Um video ótimo da BBC Brasil com falas da Alexya Salvador, mulher trans professora, contando suas experiências enquanto professora, mãe e pastora (de uma igreja inclusiva). Mas eis que eu quebro a regra número um da internet: “não leia os comentários”. Pensa num mar de comentários preconceituosos no post da página da BBC no face, mas um em especial instigou ainda mais a minha revolta.

Sujeito dizendo que Alexya tinha uma “desordem mental” e por isso supostamente não estaria apta para o exercício do magistério. Dizia ainda que não permitiria seus filhos terem aulas com ela.

Vejam o quanto isso é ultrajante, sem limites mesmo. Não passa na cabeça dessas pessoas que uma pessoa trans tenha capacidade intelectual/técnica para ocupar o posto de trabalho que ela efetivamente exerce. Pessoas cis simplesmente se sentem no direito de questionar a capacidade de pessoas trans com base no estigma da patologia mental. É uma atitude simplesmente torpe em relação à nossa existência, pois desconsidera a formação intelectual/técnica de pessoas trans, é o mesmo que cuspir na cara de toda uma população já tão vulnerável e excluída dos trabalhos formais.

Não, pessoas cisgêneras, vocês NÃO tem o “direito” de impedir com que seus filhos tenham aula com professores que sejam transgêneros porque não está previsto na constituição e em nenhuma lei o seu “direito” de discriminar pessoas trans. Ninguém pode colocar em suspeita a capacidade e honestidade intelectual de pessoas trans com base em justificativas patologizantes.
Pois é vejam, é justamente admitindo a existência de discursos absurdos como esses, que colocam em questão a capacidade de pessoas trans em exercerem profissões como a de professor que justamente PROVA o quanto Alexya na verdade está apta para ocupar o posto que já ocupa: se ela conseguiu perfurar a barreira desse tipo de preconceito é porque certamente ela teve que se esforçar em dobro, ela certamente teve que mostrar mais capacidade que uma pessoa cisgênera para ter o direito, praticamente a “ousadia”, de ser uma professora e ocupar este cargo.

Como os preconceituosos negacionistas da existência de discriminação vão poder explicar discursos como esse, que colocam em cheque a capacidade laboral de mulheres trans como Alexya tão somente pelo fato dela ser mulher trans? Como explicar isso a não ser pela existência de um tipo de preconceito surreal, ainda tão fortemente arraigado em nossa sociedade?

Comentários como esses são sinais que nos explicam o porquê o Brasil tem ocupado, ano após ano, o pódio do país em que mais se assassina pessoas trans no mundo. Pois atrás dos assassinatos, há as violências cotidianas, por trás das violências, há a exclusão, por trás da exclusão, há o estigma, por trás do estigma, há a desconsideração de nossas capacidades intelectuais, por trás da desconsideração de nossas capacidades, há a crença de que somos doentes ou representantes de uma “perversão” social, por trás dessa crença, há tantas outras sobre o fato de não sermos homens e mulheres de “verdade” e por aí vai.
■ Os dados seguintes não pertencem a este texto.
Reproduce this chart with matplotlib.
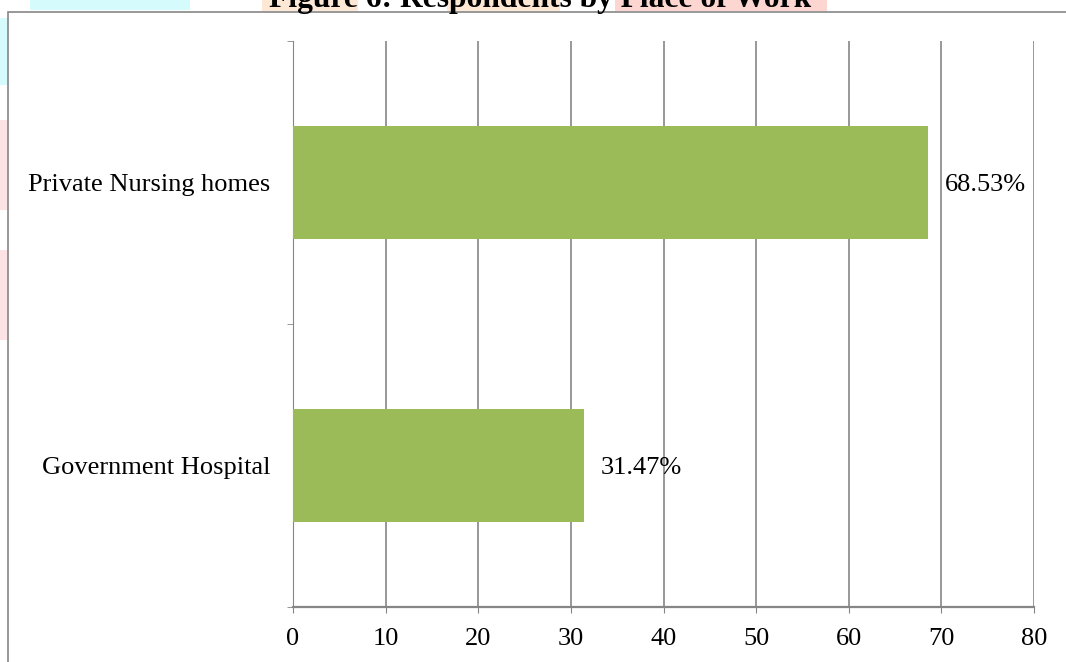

Eu me pergunto: se a transgeneridade em si configura “desordem mental” incapacitante para o trabalho como de professora, quem define isso? Com base em quê? Com base em quê um pai se sente no direito de impedir que seus filhos tenham aula com um professor ou professora que seja transgênero? E se se assume que pessoas trans não possam trabalhar em empregos formais, “normais”, quer dizer então que o local esperado poderia ser o exercício do trabalho sexual precário, semi-criminalizado, às escondidas? Porque até onde eu saiba, não posso usar a justificativa perante ao Estado de que sou trans e reivindicar qualquer tipo de abono ou auxílio financeiro com base na vaga ideia de que a transgeneridade me impediria de exercer qualquer tipo trabalho.

Diante de comentários como esses, podemos nos questionar acerca de qual seria o projeto social para pessoas trans, quais os locais sociais esperados que pessoas trans ocupem, quais postos o imaginário social suporta que essas pessoas ocupem. Depreendemos que diante das posições que reafirmam nossa exclusão e estigma não podemos esperar nada além do nosso aniquilamento.